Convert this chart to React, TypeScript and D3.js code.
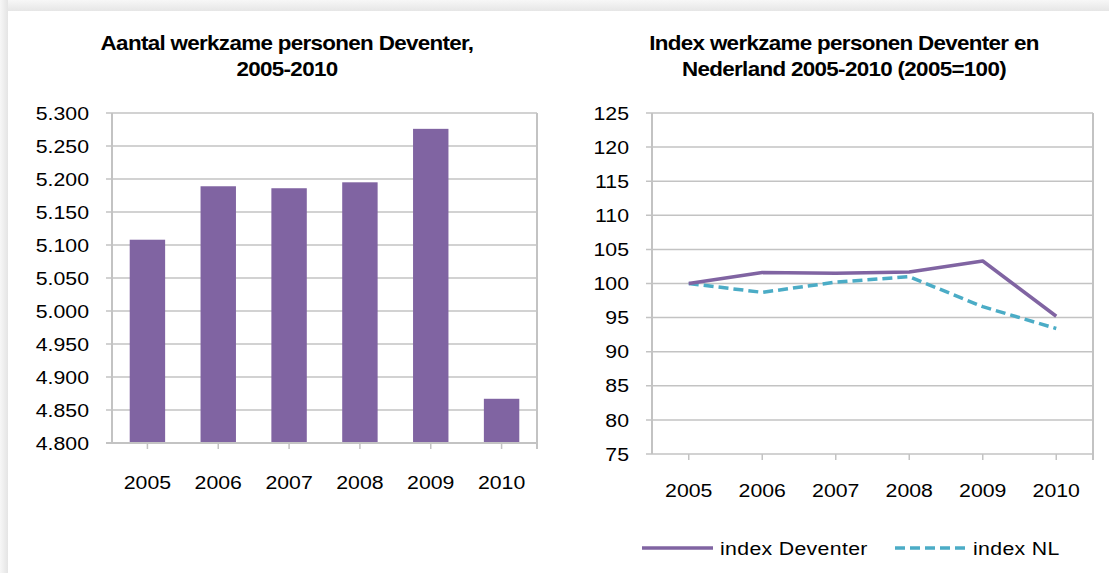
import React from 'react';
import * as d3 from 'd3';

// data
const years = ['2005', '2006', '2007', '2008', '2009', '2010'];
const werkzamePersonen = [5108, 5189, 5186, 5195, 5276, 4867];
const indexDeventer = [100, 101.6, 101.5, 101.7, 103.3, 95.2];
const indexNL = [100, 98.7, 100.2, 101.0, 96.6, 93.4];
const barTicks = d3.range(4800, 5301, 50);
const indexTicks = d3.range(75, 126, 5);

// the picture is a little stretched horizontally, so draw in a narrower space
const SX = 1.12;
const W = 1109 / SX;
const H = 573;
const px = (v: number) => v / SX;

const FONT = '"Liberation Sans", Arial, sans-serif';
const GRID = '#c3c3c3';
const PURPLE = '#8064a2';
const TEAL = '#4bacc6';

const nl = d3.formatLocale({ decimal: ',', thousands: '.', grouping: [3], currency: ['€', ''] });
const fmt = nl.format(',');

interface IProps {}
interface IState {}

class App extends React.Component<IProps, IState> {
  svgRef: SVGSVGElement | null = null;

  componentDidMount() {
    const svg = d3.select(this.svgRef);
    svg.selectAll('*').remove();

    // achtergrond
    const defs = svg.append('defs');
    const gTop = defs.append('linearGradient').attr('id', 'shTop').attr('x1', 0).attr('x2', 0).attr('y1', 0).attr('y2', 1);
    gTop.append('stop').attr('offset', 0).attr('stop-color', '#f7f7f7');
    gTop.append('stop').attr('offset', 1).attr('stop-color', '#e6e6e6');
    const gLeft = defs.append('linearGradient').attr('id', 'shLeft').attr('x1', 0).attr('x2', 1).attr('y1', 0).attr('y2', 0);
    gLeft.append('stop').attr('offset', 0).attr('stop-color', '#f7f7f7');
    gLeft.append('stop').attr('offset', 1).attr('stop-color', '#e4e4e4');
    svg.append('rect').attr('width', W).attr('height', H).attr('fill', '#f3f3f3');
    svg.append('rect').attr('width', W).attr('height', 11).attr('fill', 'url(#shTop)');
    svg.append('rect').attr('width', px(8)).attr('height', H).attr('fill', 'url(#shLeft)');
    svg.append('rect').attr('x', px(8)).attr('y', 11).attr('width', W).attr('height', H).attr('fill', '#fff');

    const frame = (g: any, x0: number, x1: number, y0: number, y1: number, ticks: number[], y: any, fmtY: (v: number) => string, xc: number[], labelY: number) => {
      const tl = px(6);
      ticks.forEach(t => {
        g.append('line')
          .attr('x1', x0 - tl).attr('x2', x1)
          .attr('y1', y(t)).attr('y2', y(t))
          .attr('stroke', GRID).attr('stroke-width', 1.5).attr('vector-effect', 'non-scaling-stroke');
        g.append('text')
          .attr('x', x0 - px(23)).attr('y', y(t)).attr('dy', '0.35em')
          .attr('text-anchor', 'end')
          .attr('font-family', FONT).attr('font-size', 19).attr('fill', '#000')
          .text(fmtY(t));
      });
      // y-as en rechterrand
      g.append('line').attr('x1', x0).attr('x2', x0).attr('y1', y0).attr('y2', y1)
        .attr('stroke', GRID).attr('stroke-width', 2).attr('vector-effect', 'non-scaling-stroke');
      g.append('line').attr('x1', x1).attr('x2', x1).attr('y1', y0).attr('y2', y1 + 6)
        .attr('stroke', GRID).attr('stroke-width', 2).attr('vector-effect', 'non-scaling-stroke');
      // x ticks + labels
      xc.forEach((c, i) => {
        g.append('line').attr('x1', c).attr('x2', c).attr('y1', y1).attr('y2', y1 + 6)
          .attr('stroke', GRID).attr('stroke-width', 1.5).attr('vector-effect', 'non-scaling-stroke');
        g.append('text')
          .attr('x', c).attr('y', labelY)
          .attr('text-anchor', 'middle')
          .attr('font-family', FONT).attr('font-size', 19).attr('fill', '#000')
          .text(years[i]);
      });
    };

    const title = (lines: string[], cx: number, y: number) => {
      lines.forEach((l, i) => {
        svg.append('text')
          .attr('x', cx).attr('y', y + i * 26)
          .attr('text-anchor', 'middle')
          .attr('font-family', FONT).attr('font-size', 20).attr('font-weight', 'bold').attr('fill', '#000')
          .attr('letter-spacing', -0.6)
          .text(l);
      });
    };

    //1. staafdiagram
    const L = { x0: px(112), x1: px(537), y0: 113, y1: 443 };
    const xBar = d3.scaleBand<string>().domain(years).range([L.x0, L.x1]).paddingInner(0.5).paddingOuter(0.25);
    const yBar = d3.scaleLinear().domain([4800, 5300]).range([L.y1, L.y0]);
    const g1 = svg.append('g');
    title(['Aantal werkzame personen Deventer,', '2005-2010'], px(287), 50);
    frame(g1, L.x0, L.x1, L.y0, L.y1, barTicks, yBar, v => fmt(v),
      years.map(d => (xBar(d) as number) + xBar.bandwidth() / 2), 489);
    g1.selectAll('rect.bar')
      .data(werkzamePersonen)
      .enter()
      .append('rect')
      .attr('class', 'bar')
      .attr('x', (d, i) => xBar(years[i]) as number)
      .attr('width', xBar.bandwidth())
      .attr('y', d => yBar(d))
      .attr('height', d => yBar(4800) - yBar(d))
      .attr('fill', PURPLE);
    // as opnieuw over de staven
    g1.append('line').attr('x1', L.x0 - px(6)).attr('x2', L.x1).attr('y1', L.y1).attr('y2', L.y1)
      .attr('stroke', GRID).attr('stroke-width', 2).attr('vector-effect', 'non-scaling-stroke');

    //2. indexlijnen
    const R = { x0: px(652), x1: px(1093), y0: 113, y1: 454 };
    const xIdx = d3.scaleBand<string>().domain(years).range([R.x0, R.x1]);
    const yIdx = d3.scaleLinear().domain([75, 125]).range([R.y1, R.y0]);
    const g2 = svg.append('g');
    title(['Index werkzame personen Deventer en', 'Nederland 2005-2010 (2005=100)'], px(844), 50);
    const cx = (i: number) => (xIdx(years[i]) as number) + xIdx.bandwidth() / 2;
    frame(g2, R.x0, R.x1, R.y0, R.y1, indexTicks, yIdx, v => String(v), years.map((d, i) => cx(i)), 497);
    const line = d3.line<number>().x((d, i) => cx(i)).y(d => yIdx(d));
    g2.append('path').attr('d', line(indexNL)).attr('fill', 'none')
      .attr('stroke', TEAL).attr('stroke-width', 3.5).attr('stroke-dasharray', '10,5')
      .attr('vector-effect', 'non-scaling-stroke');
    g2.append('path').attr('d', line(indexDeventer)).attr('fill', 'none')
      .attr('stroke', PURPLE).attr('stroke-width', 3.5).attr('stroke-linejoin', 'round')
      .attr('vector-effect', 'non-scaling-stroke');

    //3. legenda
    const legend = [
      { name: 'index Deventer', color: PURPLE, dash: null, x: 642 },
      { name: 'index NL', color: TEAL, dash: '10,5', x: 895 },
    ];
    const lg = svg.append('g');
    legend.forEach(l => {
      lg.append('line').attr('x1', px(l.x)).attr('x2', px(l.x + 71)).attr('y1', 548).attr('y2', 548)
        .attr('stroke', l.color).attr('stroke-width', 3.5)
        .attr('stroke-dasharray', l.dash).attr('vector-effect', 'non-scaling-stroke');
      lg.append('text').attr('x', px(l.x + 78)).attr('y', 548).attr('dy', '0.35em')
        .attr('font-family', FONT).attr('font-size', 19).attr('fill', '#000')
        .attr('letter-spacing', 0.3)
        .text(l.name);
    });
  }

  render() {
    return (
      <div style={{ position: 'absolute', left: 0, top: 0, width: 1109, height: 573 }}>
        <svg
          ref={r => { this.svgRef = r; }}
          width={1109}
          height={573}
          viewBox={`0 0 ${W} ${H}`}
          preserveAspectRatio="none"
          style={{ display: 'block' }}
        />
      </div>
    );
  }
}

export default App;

====================

**WRITTEN INSTRUCTION**
From the top of the listing above, repeat each line exactly until you reach the line containing "svg.selectAll('*').remove();", and repeat that one too. Leave the pictures out.

**CORRECT OUTPUT**
Convert this chart to React, TypeScript and D3.js code.
import React from 'react';
import * as d3 from 'd3';

// data
const years = ['2005', '2006', '2007', '2008', '2009', '2010'];
const werkzamePersonen = [5108, 5189, 5186, 5195, 5276, 4867];
const indexDeventer = [100, 101.6, 101.5, 101.7, 103.3, 95.2];
const indexNL = [100, 98.7, 100.2, 101.0, 96.6, 93.4];
const barTicks = d3.range(4800, 5301, 50);
const indexTicks = d3.range(75, 126, 5);

// the picture is a little stretched horizontally, so draw in a narrower space
const SX = 1.12;
const W = 1109 / SX;
const H = 573;
const px = (v: number) => v / SX;

const FONT = '"Liberation Sans", Arial, sans-serif';
const GRID = '#c3c3c3';
const PURPLE = '#8064a2';
const TEAL = '#4bacc6';

const nl = d3.formatLocale({ decimal: ',', thousands: '.', grouping: [3], currency: ['€', ''] });
const fmt = nl.format(',');

interface IProps {}
interface IState {}

class App extends React.Component<IProps, IState> {
  svgRef: SVGSVGElement | null = null;

  componentDidMount() {
    const svg = d3.select(this.svgRef);
    svg.selectAll('*').remove();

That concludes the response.